Transcribe all the entries word for word, omitting any pictures they contain.

** START Records provided **

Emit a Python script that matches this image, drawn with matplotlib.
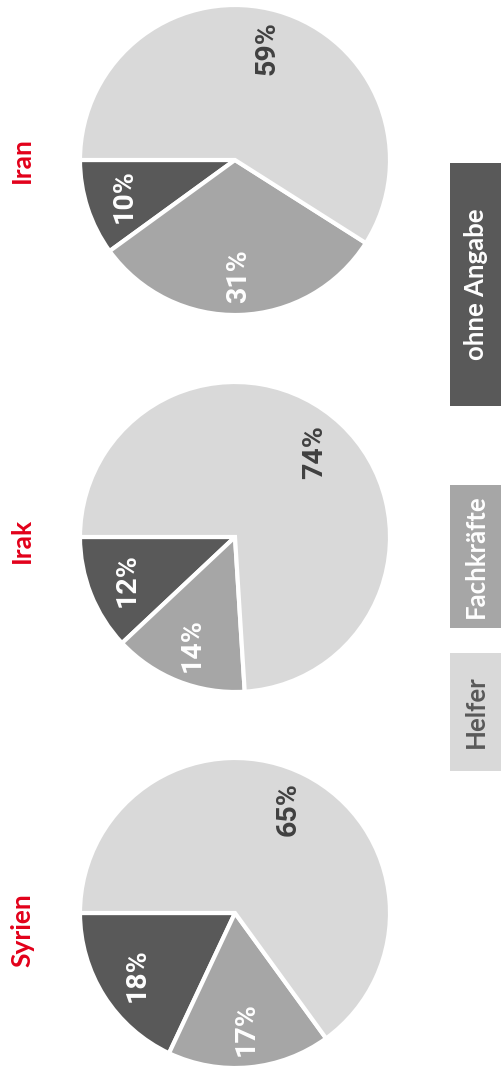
import matplotlib.pyplot as plt
from matplotlib.patches import Rectangle

# ========================
# Data
# ========================
countries = ["Syrien", "Irak", "Iran"]
categories = ["ohne Angabe", "Fachkräfte", "Helfer"]
syrien = [18, 17, 65]
irak = [12, 14, 74]
iran = [10, 31, 59]
shares = [syrien, irak, iran]

# ========================
# Styling
# ========================
W, H = 501, 1078
DPI = 100
COLORS = ["#595959", "#a6a6a6", "#d9d9d9"]
PCT_COLORS = ["white", "white", "#404040"]
LEGEND_TEXT = ["white", "white", "#595959"]
TITLE_RED = "#e2001a"

PIE_X = 235
PIE_Y = [913, 537, 160]      # pixel centres, from top
TITLE_Y = [930, 540, 160]
RADIUS = 155

fig = plt.figure(figsize=(W / DPI, H / DPI), dpi=DPI)


def px_to_fig(x, y):
    return x / W, 1 - y / H


for name, vals, cy, ty in zip(countries, shares, PIE_Y, TITLE_Y):
    left = (PIE_X - RADIUS) / W
    bottom = (H - cy - RADIUS) / H
    ax = fig.add_axes([left, bottom, 2 * RADIUS / W, 2 * RADIUS / H])
    wedges, texts, autotexts = ax.pie(
        vals, colors=COLORS, startangle=180, counterclock=True,
        autopct=lambda p: f"{round(p)}%", pctdistance=0.75,
        wedgeprops=dict(edgecolor="white", linewidth=3),
        textprops=dict(fontsize=20.5, fontweight="bold", family="Roboto",
                       rotation=90))
    for t, c in zip(autotexts, PCT_COLORS):
        t.set_color(c)
        t.set_rotation(90)
    ax.set_aspect("equal")
    ax.set_xlim(-1, 1)
    ax.set_ylim(-1, 1)
    ax.axis("off")

    fx, fy = px_to_fig(22, ty)
    fig.text(fx, fy, name, rotation=90, ha="center", va="center",
             color=TITLE_RED, fontsize=19, fontweight="bold", family="Lato")

# legend boxes (rotated legend on the right)
LEG_SPANS = [(163, 406), (485, 628), (653, 771)]
for cat, col, tcol, (y0, y1) in zip(categories, COLORS, LEGEND_TEXT, LEG_SPANS):
    x0f, y1f = px_to_fig(450, y1)
    fig.patches.append(Rectangle((x0f, y1f), (W - 450) / W, (y1 - y0) / H,
                                 transform=fig.transFigure, facecolor=col,
                                 edgecolor="none"))
    fx, fy = px_to_fig(476, (y0 + y1) / 2)
    fig.text(fx, fy, cat, rotation=90, ha="center", va="center",
             color=tcol, fontsize=18.5, fontweight="bold", family="Lato")

fig.savefig("out.png", dpi=DPI)
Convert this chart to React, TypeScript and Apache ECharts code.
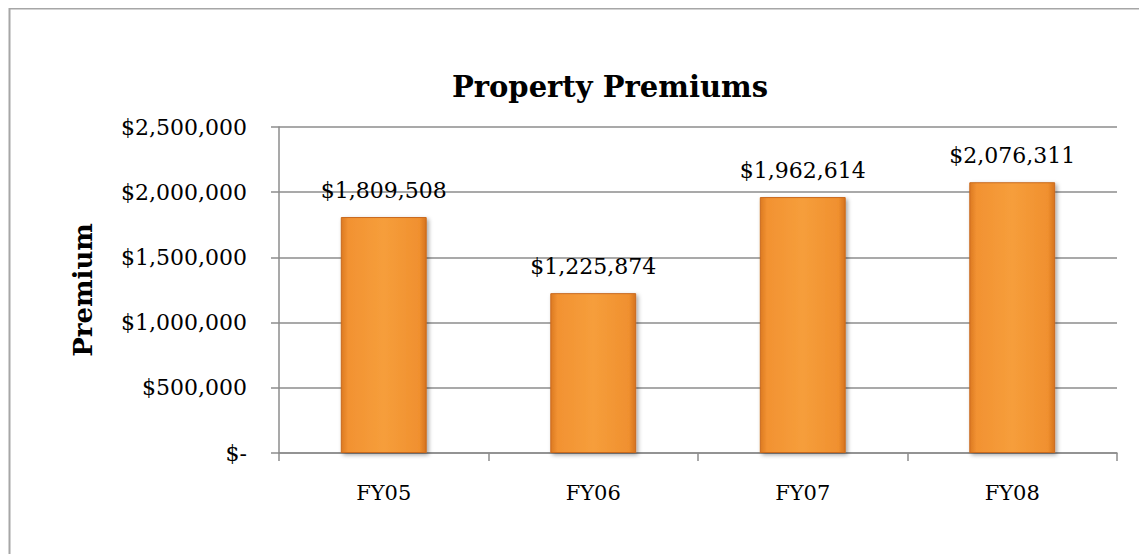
import React, { useEffect, useRef } from "react";
import * as echarts from "echarts";

const categories = ["FY05", "FY06", "FY07", "FY08"];
const premiums = [1809508, 1225874, 1962614, 2076311];
const yTicks = [0, 500000, 1000000, 1500000, 2000000, 2500000];
const titleText = "Property Premiums";
const yAxisName = "Premium";

const FONT = "'DejaVu Serif', 'Liberation Serif', serif";

function fmtMoney(v: number): string {
  if (v === 0) return "$-";
  return "$" + v.toLocaleString("en-US");
}

export default function App() {
  const ref = useRef<HTMLDivElement>(null);
  useEffect(() => {
    if (!ref.current) return;
    const chart = echarts.init(ref.current, null, { renderer: "svg" });
    chart.setOption({
      animation: false,
      backgroundColor: "#ffffff",
      graphic: [
        {
          type: "rect",
          shape: { x: 1.5, y: 0.5, width: 1300, height: 700 },
          style: { fill: "none", stroke: "#a6a6a6", lineWidth: 2 },
          z: 0,
        },
        {
          type: "text",
          x: 602,
          y: 79,
          style: {
            text: titleText,
            fontFamily: FONT,
            fontWeight: "bold",
            fontSize: 29,
            fill: "#000",
            textAlign: "center",
            textVerticalAlign: "middle",
          },
        },
      ],
      grid: { left: 271, right: 30, top: 119, bottom: 101, containLabel: false },
      xAxis: {
        type: "category",
        data: categories,
        axisLine: { show: true, lineStyle: { color: "#8c8c8c", width: 1.5 } },
        axisTick: { show: true, length: 8, alignWithLabel: false, lineStyle: { color: "#8c8c8c", width: 1.5 } },
        axisLabel: { color: "#000", fontFamily: FONT, fontSize: 21, margin: 29 },
      },
      yAxis: {
        type: "value",
        min: 0,
        max: yTicks[yTicks.length - 1],
        interval: yTicks[1] - yTicks[0],
        name: yAxisName,
        nameLocation: "middle",
        nameRotate: 90,
        nameGap: 183,
        nameTextStyle: { color: "#000", fontFamily: FONT, fontWeight: "bold", fontSize: 26 },
        axisLine: { show: true, lineStyle: { color: "#8c8c8c", width: 1.5 } },
        axisTick: { show: true, length: 8, lineStyle: { color: "#8c8c8c", width: 1.5 } },
        splitLine: { show: true, lineStyle: { color: "#8c8c8c", width: 1.5 } },
        axisLabel: {
          color: "#000",
          fontFamily: FONT,
          fontSize: 22,
          margin: 32,
          formatter: (v: number) => fmtMoney(v),
        },
      },
      series: [
        {
          type: "bar",
          data: premiums,
          barWidth: "41%",
          itemStyle: {
            color: new echarts.graphic.LinearGradient(0, 0, 1, 0, [
              { offset: 0, color: "#dc7a22" },
              { offset: 0.08, color: "#f29232" },
              { offset: 0.5, color: "#f69e3b" },
              { offset: 0.92, color: "#f0902f" },
              { offset: 1, color: "#d5731f" },
            ]),
            borderColor: "#c9691c",
            borderWidth: 1,
            shadowColor: "rgba(0,0,0,0.35)",
            shadowBlur: 4,
            shadowOffsetX: 2,
            shadowOffsetY: 2,
          },
          label: {
            show: true,
            position: "top",
            distance: 16,
            color: "#000",
            fontFamily: FONT,
            fontSize: 22,
            formatter: (p: any) => fmtMoney(p.value),
          },
        },
      ],
    });
    return () => chart.dispose();
  }, []);
  return <div ref={ref} style={{ width: 1139, height: 546, overflow: "hidden" }} />;
}
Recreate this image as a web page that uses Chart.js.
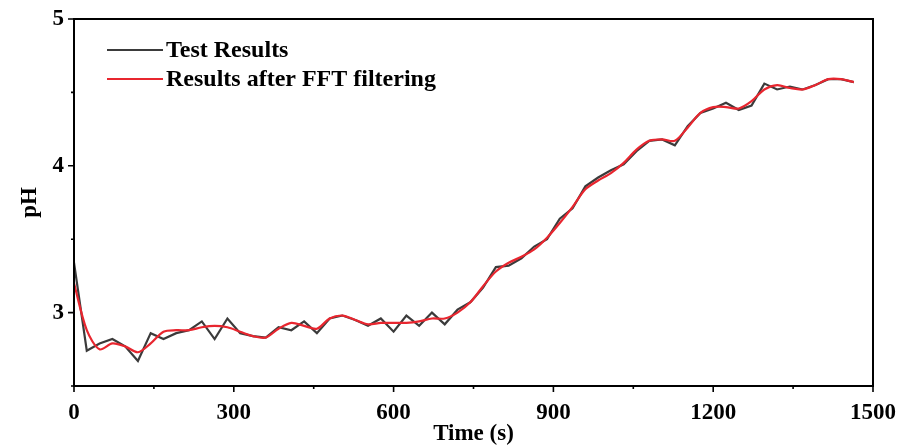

** END Records provided **

__Task response__.
Emit a Python script that matches this image, drawn with matplotlib.
import matplotlib.pyplot as plt
from matplotlib.patches import Rectangle

# ========================
# Data
# ========================
countries = ["Syrien", "Irak", "Iran"]
categories = ["ohne Angabe", "Fachkräfte", "Helfer"]
syrien = [18, 17, 65]
irak = [12, 14, 74]
iran = [10, 31, 59]
shares = [syrien, irak, iran]

# ========================
# Styling
# ========================
W, H = 501, 1078
DPI = 100
COLORS = ["#595959", "#a6a6a6", "#d9d9d9"]
PCT_COLORS = ["white", "white", "#404040"]
LEGEND_TEXT = ["white", "white", "#595959"]
TITLE_RED = "#e2001a"

PIE_X = 235
PIE_Y = [913, 537, 160]      # pixel centres, from top
TITLE_Y = [930, 540, 160]
RADIUS = 155

fig = plt.figure(figsize=(W / DPI, H / DPI), dpi=DPI)


def px_to_fig(x, y):
    return x / W, 1 - y / H


for name, vals, cy, ty in zip(countries, shares, PIE_Y, TITLE_Y):
    left = (PIE_X - RADIUS) / W
    bottom = (H - cy - RADIUS) / H
    ax = fig.add_axes([left, bottom, 2 * RADIUS / W, 2 * RADIUS / H])
    wedges, texts, autotexts = ax.pie(
        vals, colors=COLORS, startangle=180, counterclock=True,
        autopct=lambda p: f"{round(p)}%", pctdistance=0.75,
        wedgeprops=dict(edgecolor="white", linewidth=3),
        textprops=dict(fontsize=20.5, fontweight="bold", family="Roboto",
                       rotation=90))
    for t, c in zip(autotexts, PCT_COLORS):
        t.set_color(c)
        t.set_rotation(90)
    ax.set_aspect("equal")
    ax.set_xlim(-1, 1)
    ax.set_ylim(-1, 1)
    ax.axis("off")

    fx, fy = px_to_fig(22, ty)
    fig.text(fx, fy, name, rotation=90, ha="center", va="center",
             color=TITLE_RED, fontsize=19, fontweight="bold", family="Lato")

# legend boxes (rotated legend on the right)
LEG_SPANS = [(163, 406), (485, 628), (653, 771)]
for cat, col, tcol, (y0, y1) in zip(categories, COLORS, LEGEND_TEXT, LEG_SPANS):
    x0f, y1f = px_to_fig(450, y1)
    fig.patches.append(Rectangle((x0f, y1f), (W - 450) / W, (y1 - y0) / H,
                                 transform=fig.transFigure, facecolor=col,
                                 edgecolor="none"))
    fx, fy = px_to_fig(476, (y0 + y1) / 2)
    fig.text(fx, fy, cat, rotation=90, ha="center", va="center",
             color=tcol, fontsize=18.5, fontweight="bold", family="Lato")

fig.savefig("out.png", dpi=DPI)
Convert this chart to React, TypeScript and Apache ECharts code.
import React, { useEffect, useRef } from "react";
import * as echarts from "echarts";

const categories = ["FY05", "FY06", "FY07", "FY08"];
const premiums = [1809508, 1225874, 1962614, 2076311];
const yTicks = [0, 500000, 1000000, 1500000, 2000000, 2500000];
const titleText = "Property Premiums";
const yAxisName = "Premium";

const FONT = "'DejaVu Serif', 'Liberation Serif', serif";

function fmtMoney(v: number): string {
  if (v === 0) return "$-";
  return "$" + v.toLocaleString("en-US");
}

export default function App() {
  const ref = useRef<HTMLDivElement>(null);
  useEffect(() => {
    if (!ref.current) return;
    const chart = echarts.init(ref.current, null, { renderer: "svg" });
    chart.setOption({
      animation: false,
      backgroundColor: "#ffffff",
      graphic: [
        {
          type: "rect",
          shape: { x: 1.5, y: 0.5, width: 1300, height: 700 },
          style: { fill: "none", stroke: "#a6a6a6", lineWidth: 2 },
          z: 0,
        },
        {
          type: "text",
          x: 602,
          y: 79,
          style: {
            text: titleText,
            fontFamily: FONT,
            fontWeight: "bold",
            fontSize: 29,
            fill: "#000",
            textAlign: "center",
            textVerticalAlign: "middle",
          },
        },
      ],
      grid: { left: 271, right: 30, top: 119, bottom: 101, containLabel: false },
      xAxis: {
        type: "category",
        data: categories,
        axisLine: { show: true, lineStyle: { color: "#8c8c8c", width: 1.5 } },
        axisTick: { show: true, length: 8, alignWithLabel: false, lineStyle: { color: "#8c8c8c", width: 1.5 } },
        axisLabel: { color: "#000", fontFamily: FONT, fontSize: 21, margin: 29 },
      },
      yAxis: {
        type: "value",
        min: 0,
        max: yTicks[yTicks.length - 1],
        interval: yTicks[1] - yTicks[0],
        name: yAxisName,
        nameLocation: "middle",
        nameRotate: 90,
        nameGap: 183,
        nameTextStyle: { color: "#000", fontFamily: FONT, fontWeight: "bold", fontSize: 26 },
        axisLine: { show: true, lineStyle: { color: "#8c8c8c", width: 1.5 } },
        axisTick: { show: true, length: 8, lineStyle: { color: "#8c8c8c", width: 1.5 } },
        splitLine: { show: true, lineStyle: { color: "#8c8c8c", width: 1.5 } },
        axisLabel: {
          color: "#000",
          fontFamily: FONT,
          fontSize: 22,
          margin: 32,
          formatter: (v: number) => fmtMoney(v),
        },
      },
      series: [
        {
          type: "bar",
          data: premiums,
          barWidth: "41%",
          itemStyle: {
            color: new echarts.graphic.LinearGradient(0, 0, 1, 0, [
              { offset: 0, color: "#dc7a22" },
              { offset: 0.08, color: "#f29232" },
              { offset: 0.5, color: "#f69e3b" },
              { offset: 0.92, color: "#f0902f" },
              { offset: 1, color: "#d5731f" },
            ]),
            borderColor: "#c9691c",
            borderWidth: 1,
            shadowColor: "rgba(0,0,0,0.35)",
            shadowBlur: 4,
            shadowOffsetX: 2,
            shadowOffsetY: 2,
          },
          label: {
            show: true,
            position: "top",
            distance: 16,
            color: "#000",
            fontFamily: FONT,
            fontSize: 22,
            formatter: (p: any) => fmtMoney(p.value),
          },
        },
      ],
    });
    return () => chart.dispose();
  }, []);
  return <div ref={ref} style={{ width: 1139, height: 546, overflow: "hidden" }} />;
}
Recreate this image as a web page that uses Chart.js.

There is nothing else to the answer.